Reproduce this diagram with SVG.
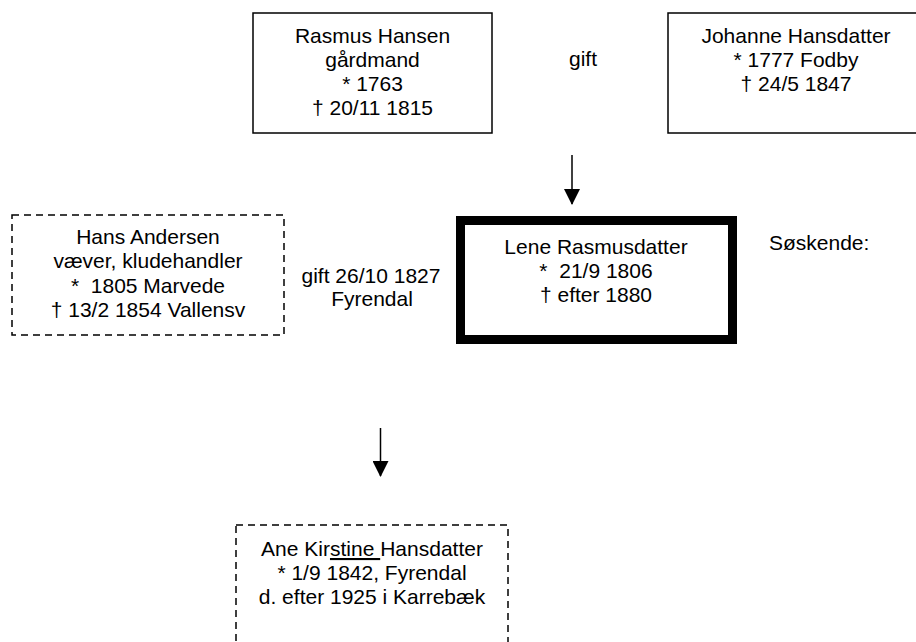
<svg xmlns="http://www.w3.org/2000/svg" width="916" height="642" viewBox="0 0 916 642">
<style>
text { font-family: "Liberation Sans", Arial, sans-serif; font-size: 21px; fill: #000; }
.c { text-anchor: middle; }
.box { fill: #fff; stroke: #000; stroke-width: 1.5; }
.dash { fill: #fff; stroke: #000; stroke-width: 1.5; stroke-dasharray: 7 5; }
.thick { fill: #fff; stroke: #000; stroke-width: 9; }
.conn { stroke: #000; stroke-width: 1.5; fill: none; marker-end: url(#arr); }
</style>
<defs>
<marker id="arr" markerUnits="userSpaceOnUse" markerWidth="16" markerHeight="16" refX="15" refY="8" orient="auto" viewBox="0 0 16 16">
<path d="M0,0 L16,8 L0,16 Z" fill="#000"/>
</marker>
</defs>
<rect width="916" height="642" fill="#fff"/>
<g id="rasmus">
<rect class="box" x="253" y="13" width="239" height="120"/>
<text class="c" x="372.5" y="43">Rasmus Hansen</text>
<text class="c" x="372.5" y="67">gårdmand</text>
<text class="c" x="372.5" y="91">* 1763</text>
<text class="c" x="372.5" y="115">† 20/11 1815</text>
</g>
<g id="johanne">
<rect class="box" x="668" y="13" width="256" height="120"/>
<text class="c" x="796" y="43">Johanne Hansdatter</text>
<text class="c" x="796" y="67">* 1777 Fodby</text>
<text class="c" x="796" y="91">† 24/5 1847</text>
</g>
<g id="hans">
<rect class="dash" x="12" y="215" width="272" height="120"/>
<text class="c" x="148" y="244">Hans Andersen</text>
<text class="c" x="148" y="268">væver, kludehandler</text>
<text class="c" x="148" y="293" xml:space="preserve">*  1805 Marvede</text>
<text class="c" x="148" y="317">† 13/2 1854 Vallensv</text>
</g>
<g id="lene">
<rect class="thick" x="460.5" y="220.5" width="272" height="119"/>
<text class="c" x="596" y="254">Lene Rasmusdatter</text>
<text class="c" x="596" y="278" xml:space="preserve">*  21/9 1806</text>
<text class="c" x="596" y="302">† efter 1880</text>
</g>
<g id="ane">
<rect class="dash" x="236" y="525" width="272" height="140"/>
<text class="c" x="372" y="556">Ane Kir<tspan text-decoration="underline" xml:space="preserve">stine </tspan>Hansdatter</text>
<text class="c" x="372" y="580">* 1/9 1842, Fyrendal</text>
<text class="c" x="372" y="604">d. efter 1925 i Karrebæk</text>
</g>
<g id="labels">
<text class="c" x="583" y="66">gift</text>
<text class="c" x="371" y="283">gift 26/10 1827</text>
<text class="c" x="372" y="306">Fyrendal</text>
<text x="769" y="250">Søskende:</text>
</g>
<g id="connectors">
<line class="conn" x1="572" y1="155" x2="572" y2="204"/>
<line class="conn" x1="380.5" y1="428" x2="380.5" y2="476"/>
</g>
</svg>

========

Copy the data character for character, but drop all pictures from the copy.

Reproduce this diagram with SVG.
<svg xmlns="http://www.w3.org/2000/svg" width="916" height="642" viewBox="0 0 916 642">
<style>
text { font-family: "Liberation Sans", Arial, sans-serif; font-size: 21px; fill: #000; }
.c { text-anchor: middle; }
.box { fill: #fff; stroke: #000; stroke-width: 1.5; }
.dash { fill: #fff; stroke: #000; stroke-width: 1.5; stroke-dasharray: 7 5; }
.thick { fill: #fff; stroke: #000; stroke-width: 9; }
.conn { stroke: #000; stroke-width: 1.5; fill: none; marker-end: url(#arr); }
</style>
<defs>
<marker id="arr" markerUnits="userSpaceOnUse" markerWidth="16" markerHeight="16" refX="15" refY="8" orient="auto" viewBox="0 0 16 16">
<path d="M0,0 L16,8 L0,16 Z" fill="#000"/>
</marker>
</defs>
<rect width="916" height="642" fill="#fff"/>
<g id="rasmus">
<rect class="box" x="253" y="13" width="239" height="120"/>
<text class="c" x="372.5" y="43">Rasmus Hansen</text>
<text class="c" x="372.5" y="67">gårdmand</text>
<text class="c" x="372.5" y="91">* 1763</text>
<text class="c" x="372.5" y="115">† 20/11 1815</text>
</g>
<g id="johanne">
<rect class="box" x="668" y="13" width="256" height="120"/>
<text class="c" x="796" y="43">Johanne Hansdatter</text>
<text class="c" x="796" y="67">* 1777 Fodby</text>
<text class="c" x="796" y="91">† 24/5 1847</text>
</g>
<g id="hans">
<rect class="dash" x="12" y="215" width="272" height="120"/>
<text class="c" x="148" y="244">Hans Andersen</text>
<text class="c" x="148" y="268">væver, kludehandler</text>
<text class="c" x="148" y="293" xml:space="preserve">*  1805 Marvede</text>
<text class="c" x="148" y="317">† 13/2 1854 Vallensv</text>
</g>
<g id="lene">
<rect class="thick" x="460.5" y="220.5" width="272" height="119"/>
<text class="c" x="596" y="254">Lene Rasmusdatter</text>
<text class="c" x="596" y="278" xml:space="preserve">*  21/9 1806</text>
<text class="c" x="596" y="302">† efter 1880</text>
</g>
<g id="ane">
<rect class="dash" x="236" y="525" width="272" height="140"/>
<text class="c" x="372" y="556">Ane Kir<tspan text-decoration="underline" xml:space="preserve">stine </tspan>Hansdatter</text>
<text class="c" x="372" y="580">* 1/9 1842, Fyrendal</text>
<text class="c" x="372" y="604">d. efter 1925 i Karrebæk</text>
</g>
<g id="labels">
<text class="c" x="583" y="66">gift</text>
<text class="c" x="371" y="283">gift 26/10 1827</text>
<text class="c" x="372" y="306">Fyrendal</text>
<text x="769" y="250">Søskende:</text>
</g>
<g id="connectors">
<line class="conn" x1="572" y1="155" x2="572" y2="204"/>
<line class="conn" x1="380.5" y1="428" x2="380.5" y2="476"/>
</g>
</svg>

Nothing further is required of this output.